The latest news on this front comes from a Washington Post/ABC News poll released Tuesday morning. It finds that a majority of US voters now disapprove of their incumbent House representatives. That’s the first time this particular measure has passed the 50 percent mark in 25 years of Post/ABC surveys.

A little background is probably in order here. Generally speaking, voters believe that Congress as a body is lower than the ocean floor. It is the least-trusted public institution in the United States, according to most surveys. Just look at this astounding Gallup poll from June: Only 7 percent of respondents said they had a great deal or a lot of confidence in Congress. That’s so few that the Gallup editors don’t even have room to write the number on the bar graph – they just sort of draw a green smudge down at the bottom and leave it at that.

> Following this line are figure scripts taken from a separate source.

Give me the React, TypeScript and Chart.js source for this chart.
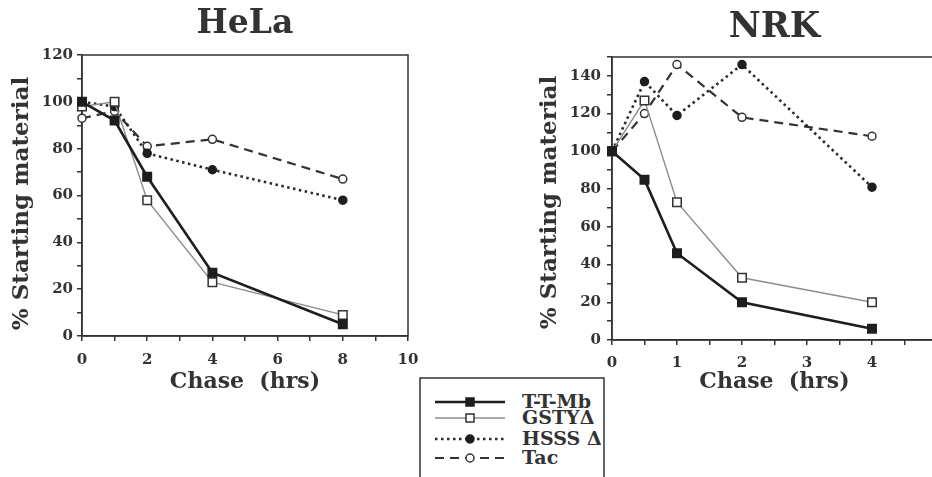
import React, { useEffect, useRef } from 'react';
import { Chart, registerables } from 'chart.js';

Chart.register(...registerables);

const SERIES_NAMES = ['T-T-Mb', 'GSTYΔ', 'HSSS Δ', 'Tac'];

const HELA_HOURS = [0, 1, 2, 4, 8];
const HELA_TTMB = [100, 92, 68, 27, 5];
const HELA_GSTY = [98, 100, 58, 23, 9];
const HELA_HSSS = [100, 98, 78, 71, 58];
const HELA_TAC = [93, 96, 81, 84, 67];

const NRK_HOURS = [0, 0.5, 1, 2, 4];
const NRK_TTMB = [100, 85, 46, 20, 6];
const NRK_GSTY = [100, 127, 73, 33, 20];
const NRK_HSSS = [100, 137, 119, 146, 81];
const NRK_TAC = [100, 120, 146, 118, 108];

const FONT = '"DejaVu Serif", "Liberation Serif", serif';
const INK = '#333';

const STYLES = [
  { color: '#1e1e1e', width: 2.6, dash: [] as number[], point: 'rect', radius: 6, fill: '#1e1e1e', pborder: '#1e1e1e' },
  { color: '#8c8c8c', width: 1.4, dash: [] as number[], point: 'rect', radius: 6, fill: '#ffffff', pborder: '#333' },
  { color: '#2a2a2a', width: 2.6, dash: [2.5, 3.5], point: 'circle', radius: 4, fill: '#1e1e1e', pborder: '#1e1e1e' },
  { color: '#333', width: 2.2, dash: [9, 6], point: 'circle', radius: 4, fill: '#ffffff', pborder: '#333' },
];

const framePlugin = {
  id: 'frame',
  beforeDatasetsDraw(chart: any) {
    const { ctx, chartArea: a } = chart;
    ctx.save();
    ctx.strokeStyle = INK;
    ctx.lineWidth = 1.5;
    ctx.strokeRect(a.left, a.top, a.right - a.left, a.bottom - a.top);
    ctx.restore();
  },
};

function buildDatasets(hours: number[], series: number[][]) {
  return series.map((vals, i) => {
    const s = STYLES[i];
    return {
      label: SERIES_NAMES[i],
      data: vals.map((v, j) => ({ x: hours[j], y: v })),
      borderColor: s.color,
      borderWidth: s.width,
      borderDash: s.dash,
      pointStyle: s.point,
      pointRadius: s.radius,
      pointBackgroundColor: s.fill,
      pointBorderColor: s.pborder,
      pointBorderWidth: 1.5,
      tension: 0,
      clip: false,
    };
  });
}

type Cfg = {
  title: string;
  titleSize: number;
  titlePad: { top: number; bottom: number };
  hours: number[];
  series: number[][];
  xMax: number;
  xStep: number;
  xLabel: (v: number) => string;
  yMax: number;
  yLabel: (v: number) => string;
  yWidth: number;
  xHeight: number;
  rightPad: number;
  yTitle: string;
  yTitlePad: number;
  xTitlePad: number;
  xTickPad: number;
  yTickPad: number;
};

function makeConfig(c: Cfg): any {
  return {
    type: 'line',
    data: { datasets: buildDatasets(c.hours, c.series) },
    plugins: [framePlugin],
    options: {
      responsive: false,
      animation: false,
      layout: { padding: { top: 0, left: 0, bottom: 0, right: c.rightPad } },
      plugins: {
        legend: { display: false },
        tooltip: { enabled: false },
        title: {
          display: true,
          text: c.title,
          fullSize: false,
          color: INK,
          font: { family: FONT, size: c.titleSize, weight: 'bold', lineHeight: 1 },
          padding: c.titlePad,
        },
      },
      scales: {
        x: {
          type: 'linear',
          min: 0,
          max: c.xMax,
          ticks: {
            stepSize: c.xStep,
            autoSkip: false,
            maxRotation: 0,
            padding: c.xTickPad,
            color: INK,
            font: { family: FONT, size: 15, weight: 'bold' },
            callback: (v: any) => c.xLabel(Number(v)),
          },
          grid: { drawOnChartArea: false, tickLength: 5, color: INK, lineWidth: 1.5 },
          border: { display: true, color: INK, width: 1.5 },
          title: {
            display: true,
            text: 'Chase  (hrs)',
            color: INK,
            font: { family: FONT, size: 22, weight: 'bold', lineHeight: 1.2 },
            padding: { top: 0, bottom: c.xTitlePad },
          },
          afterFit: (s: any) => { s.height = c.xHeight; },
        },
        y: {
          type: 'linear',
          min: 0,
          max: c.yMax,
          ticks: {
            stepSize: 10,
            autoSkip: false,
            padding: c.yTickPad,
            color: INK,
            font: { family: FONT, size: 15, weight: 'bold' },
            callback: (v: any) => c.yLabel(Number(v)),
          },
          grid: { drawOnChartArea: false, tickLength: 5, color: INK, lineWidth: 1.5 },
          border: { display: true, color: INK, width: 1.5 },
          title: {
            display: true,
            text: c.yTitle,
            color: INK,
            font: { family: FONT, size: 23, weight: 'bold', lineHeight: 1.2 },
            padding: { top: c.yTitlePad, bottom: 0 },
          },
          afterFit: (s: any) => { s.width = c.yWidth; },
        },
      },
    },
  };
}

function ChartCanvas({ cfg, left, width, height }: { cfg: Cfg; left: number; width: number; height: number }) {
  const ref = useRef<HTMLCanvasElement | null>(null);
  useEffect(() => {
    if (!ref.current) return;
    const chart = new Chart(ref.current, makeConfig(cfg));
    return () => chart.destroy();
  }, []);
  return (
    <canvas
      ref={ref}
      width={width}
      height={height}
      style={{ position: 'absolute', left, top: 0, width, height }}
    />
  );
}

const helaCfg: Cfg = {
  title: 'HeLa',
  titleSize: 33,
  titlePad: { top: 8, bottom: 14 },
  hours: HELA_HOURS,
  series: [HELA_TTMB, HELA_GSTY, HELA_HSSS, HELA_TAC],
  xMax: 10,
  xStep: 1,
  xLabel: (v) => (v % 2 === 0 ? String(v) : ''),
  yMax: 120,
  yLabel: (v) => (v % 20 === 0 ? String(v) : ''),
  yWidth: 82,
  xHeight: 64,
  rightPad: 32,
  yTitle: '% Starting material  ',
  yTitlePad: 8,
  xTitlePad: 5,
  xTickPad: 10,
  yTickPad: 4,
};

const nrkCfg: Cfg = {
  title: 'NRK',
  titleSize: 35,
  titlePad: { top: 10, bottom: 12 },
  hours: NRK_HOURS,
  series: [NRK_TTMB, NRK_GSTY, NRK_HSSS, NRK_TAC],
  xMax: 5,
  xStep: 0.5,
  xLabel: (v) => (Number.isInteger(v) ? String(v) : ''),
  yMax: 150,
  yLabel: (v) => (v % 20 === 0 && v <= 140 ? String(v) : ''),
  yWidth: 92,
  xHeight: 60,
  rightPad: 33,
  yTitle: '% Starting material ',
  yTitlePad: 16,
  xTitlePad: 5,
  xTickPad: 9,
  yTickPad: 6,
};

function Legend() {
  const rows = [25, 41, 62, 81];
  return (
    <svg
      width={186}
      height={110}
      style={{ position: 'absolute', left: 419, top: 377 }}
    >
      <rect x={1} y={1} width={184} height={130} fill="#fff" stroke={INK} strokeWidth={1.5} />
      {SERIES_NAMES.map((name, i) => {
        const s = STYLES[i];
        const y = rows[i];
        return (
          <g key={name}>
            <line
              x1={16}
              x2={86}
              y1={y}
              y2={y}
              stroke={s.color}
              strokeWidth={s.width}
              strokeDasharray={s.dash.length ? s.dash.join(' ') : undefined}
            />
            {s.point === 'rect' ? (
              <rect x={47} y={y - 4} width={8} height={8} fill={s.fill} stroke={s.pborder} strokeWidth={1.5} />
            ) : (
              <circle cx={51} cy={y} r={4} fill={s.fill} stroke={s.pborder} strokeWidth={1.5} />
            )}
            <text
              x={103}
              y={y + 6}
              fontFamily={FONT}
              fontWeight="bold"
              fontSize={19}
              fill={INK}
            >
              {name}
            </text>
          </g>
        );
      })}
    </svg>
  );
}

export default function App() {
  return (
    <div
      style={{
        position: 'fixed',
        left: 0,
        top: 0,
        width: 932,
        height: 477,
        overflow: 'hidden',
        background: '#fff',
      }}
    >
      <ChartCanvas cfg={helaCfg} left={0} width={440} height={400} />
      <ChartCanvas cfg={nrkCfg} left={520} width={450} height={400} />
      <Legend />
    </div>
  );
}
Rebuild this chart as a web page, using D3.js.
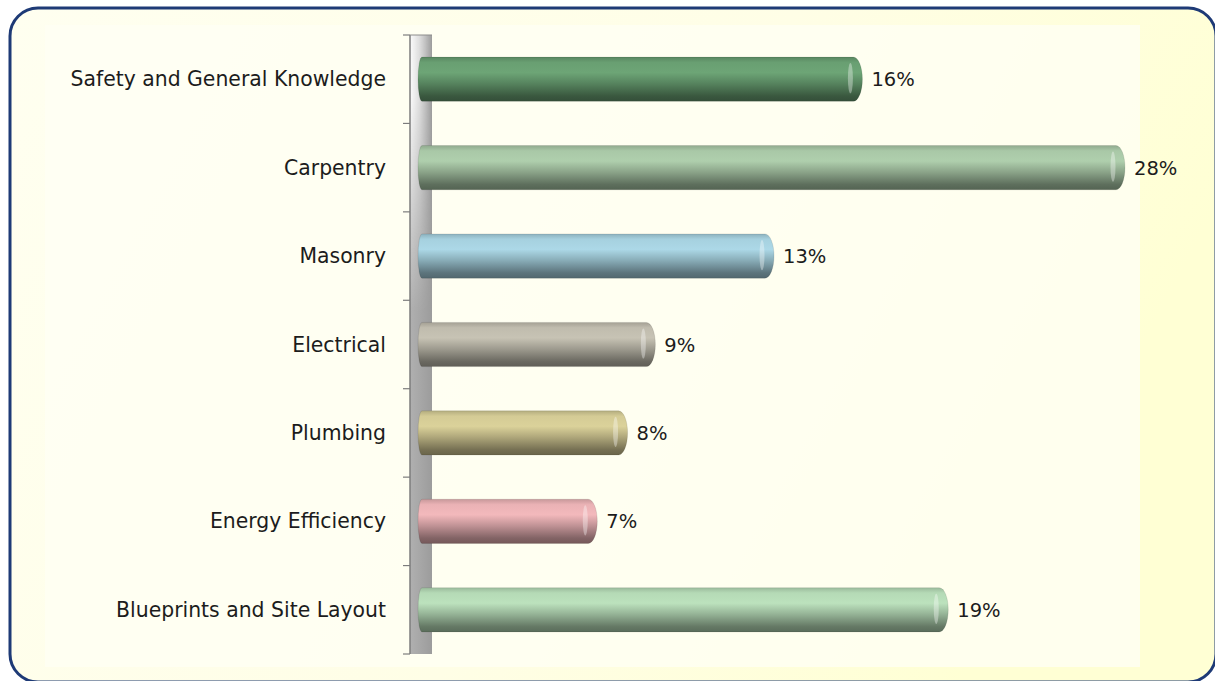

Attitudes weren’t always so negative. In 1973, 42 percent of voters said they had a great deal or a lot of confidence in their lawmakers, according to Gallup. As recently as 2004, this number was 30 percent. And, for a couple of weeks after the 9/11 attacks, confidence in Congress soared to 84 percent. But we digress.

Voters also tend to view their own representative considerably more favorably than Congress as a whole. The problem is those other men and women, apparently. This isn’t surprising, given that the local incumbent is not a nameless blob, but somebody whose newsletter appears in the mailbox with regularity. They appear on local news shaking the hands of scholarship winners, cutting ribbons to open schools, and so forth. This electioneering has some effect.

A new Pew poll, for instance, finds that 69 percent of Americans believe most members of Congress should not be reelected – but only 39 percent of respondents said their own member should be booted out. The difference there is the home-district advantage.

That’s why the results of Tuesday’s Post/ABC poll are so interesting. It’s just one survey, but it shows a growing frustration with local representatives as well as the faceless institution that sits on Capitol Hill. Maybe the nation has reached some kind of tipping point. After all, this Congress is on pace to be the least productive in modern US history, by the measure of producing bills that become laws. Nearly three-quarters of voters said Congress has been very unproductive this year in a new NBC News/Wall Street Journal/Marist poll.

But here is one safe prediction: Even if people are increasingly frustrated with their own lawmakers, the vast majority of incumbents will win reelection in the fall. Any discontent will have an effect only on the margins. Over the past 50 years, the reelection rate for incumbent members of the House has never fallen below 85 percent. Most years, it’s higher – in 2012, it was 90 percent. Voters’ behavior in the election booth is not always consistent with what they tell pollsters they believe.